Readings 07: High-Dimensional Data

Last week, we focused on scaling in the number of items. This week, we’ll talk about what to do when we have too many dimensions.

Unfortunately, we can’t discuss the mathematics and algorithms of dimensionality reduction in class. Which is too bad, since its useful and important and (in my mind) interesting. There are enough other classes that discuss it.

  1. (required) High-Dimensional Visualizations. Georges Grinstein, Marjan Trutschl, Urska Cvek. (semantic scholar) (link1)

    This is an old (Circa 2001) paper that I am not sure was actually published at KDD. However, it is a great gallery of old methods for doing “High-Dimensional” (mid-dimensional by modern standards) visualizations. Most of these ideas did not stand the test of time - but it’s amusing to look through the old gallery to get a sense of what people were trying.

  2. (required) The Beginner’s Guide to Dimensionality Reduction, by By: Matthew Conlen and Fred Hohman. An Idyll interactive workbook.

    This is a very basic demonstration of the basic concepts of dimensionality reduction. It doesn’t say much about the “real” algorithms, but you should get a rough idea if you haven’t already.

  3. (required) How to Use T-SNE Effectively

    I wanted to give you a good foundation on dimensionality reduction. This isn’t it. But… it will make you appreciate why you need to be careful with dimensionality reduction (especially fancy kinds of it).

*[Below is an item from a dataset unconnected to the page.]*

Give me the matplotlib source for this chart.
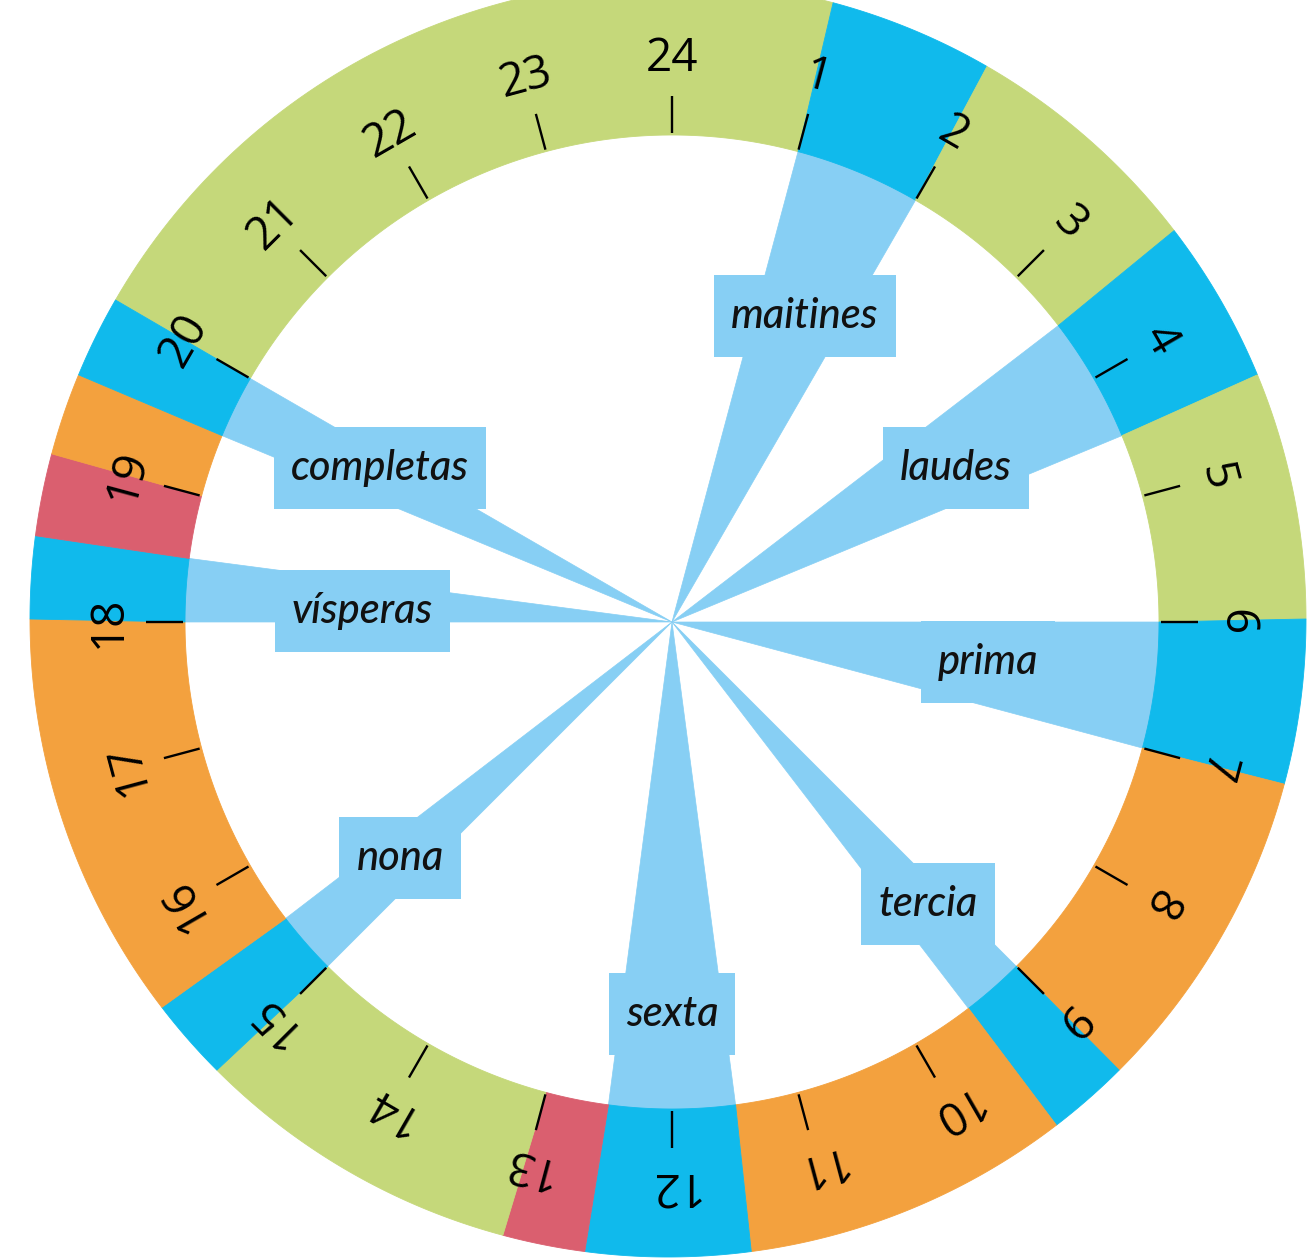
import numpy as np
import matplotlib
matplotlib.use("Agg")
import matplotlib.pyplot as plt
from matplotlib.patches import Polygon, Rectangle

# ---------------- data ----------------
hours = list(range(1, 25))
hour_labels = [str(h) for h in hours]

seg_start = [20, 1, 2, 3.5, 4.5, 6, 7, 9, 9.5, 11.5, 12.5, 13, 15, 15.5, 18, 18.5, 19, 19.5]
seg_end = [25, 2, 3.5, 4.5, 6, 7, 9, 9.5, 11.5, 12.5, 13, 15, 15.5, 18, 18.5, 19, 19.5, 20]
seg_kind = ["green", "blue", "green", "blue", "green", "blue", "orange", "blue", "orange",
            "blue", "red", "green", "blue", "orange", "blue", "red", "orange", "blue"]

offices = ["maitines", "laudes", "prima", "tercia", "sexta", "nona", "vísperas", "completas"]
office_start = [1, 3.5, 6, 9, 11.5, 15, 18, 19.5]
office_end = [2, 4.5, 7, 9.5, 12.5, 15.5, 18.5, 20]

# ---------------- layout / style ----------------
COLORS = {"green": "#C5D87A", "blue": "#10BAEC", "orange": "#F3A13E", "red": "#DA5F6F"}
LIGHT = "#87CFF4"
C_IN = (672, 622)
R_IN = 487
C_OUT = (668, 619)
R_OUT = 638
label_hour = [1.566, 4.102, 6.481, 9.188, 12.0, 15.274, 18.136, 19.854]
label_radius = [333.7, 323, 318.5, 381.2, 391.5, 359.8, 309.7, 330.1]
BOX_PADX = 17
BOX_H = 82


def pt(c, r, h):
    t = np.radians(h * 15.0)
    return c[0] + r * np.sin(t), c[1] - r * np.cos(t)


fig = plt.figure(figsize=(13.07, 12.60), dpi=100)
ax = fig.add_axes([0, 0, 1, 1])
ax.set_xlim(0, 1307)
ax.set_ylim(1260, 0)
ax.axis("off")

# light-blue wedges from the centre
for a, b in zip(office_start, office_end):
    hs = np.linspace(a, b, 40)
    verts = [C_IN] + [pt(C_IN, R_IN + 3, h) for h in hs]
    ax.add_patch(Polygon(verts, closed=True, fc=LIGHT, ec=LIGHT, lw=0.5, zorder=1))

# ring segments
for a, b, k in zip(seg_start, seg_end, seg_kind):
    hs = np.linspace(a, b, 80)
    inner = [pt(C_IN, R_IN, h) for h in hs]
    outer = [pt(C_OUT, R_OUT, h) for h in hs[::-1]]
    ax.add_patch(Polygon(inner + outer, closed=True, fc=COLORS[k], ec=COLORS[k], lw=0.6, zorder=2))

# ticks and hour numbers
for h, lab in zip(hours, hour_labels):
    x0, y0 = pt(C_IN, 489, h)
    x1, y1 = pt(C_IN, 526, h)
    ax.plot([x0, x1], [y0, y1], color="black", lw=1.7, zorder=4, solid_capstyle="butt")
    tx, ty = pt(C_IN, 563, h)
    ax.text(tx, ty, lab, ha="center", va="center", rotation=-15 * h,
            rotation_mode="anchor", fontsize=33,
            family=["Open Sans", "DejaVu Sans"], color="black", zorder=4)

# office labels
texts = []
for name, lh, r in zip(offices, label_hour, label_radius):
    mx, my = pt(C_IN, r, lh)
    t = ax.text(mx, my, name, ha="center", va="center", fontsize=30, style="italic",
                fontweight="medium", family=["Lato", "DejaVu Sans"], color="#111111", zorder=5)
    texts.append((t, mx, my))

fig.canvas.draw()
renderer = fig.canvas.get_renderer()
for t, mx, my in texts:
    bb = t.get_window_extent(renderer=renderer)
    w = bb.width  # pixels == data units here
    ax.add_patch(Rectangle((mx - w / 2 - BOX_PADX, my - BOX_H / 2), w + 2 * BOX_PADX, BOX_H,
                           fc=LIGHT, ec="none", zorder=3))

fig.savefig("out.png", dpi=100)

I was going to suggest some optional readings for those of you who want to learn more about dimensionality reduction. There is a lot of great stuff the is visualization specific: techniques for using dimensionality reduction, approaches for user-controlled (supervised) dimensionality reduction, ways to visualize and interpret dimensionality reductions, … But there’s so much I don’t know where to start. If there is some topic that is interesting to you, make a posting on Piazza and I’ll give a recommendation on where to start.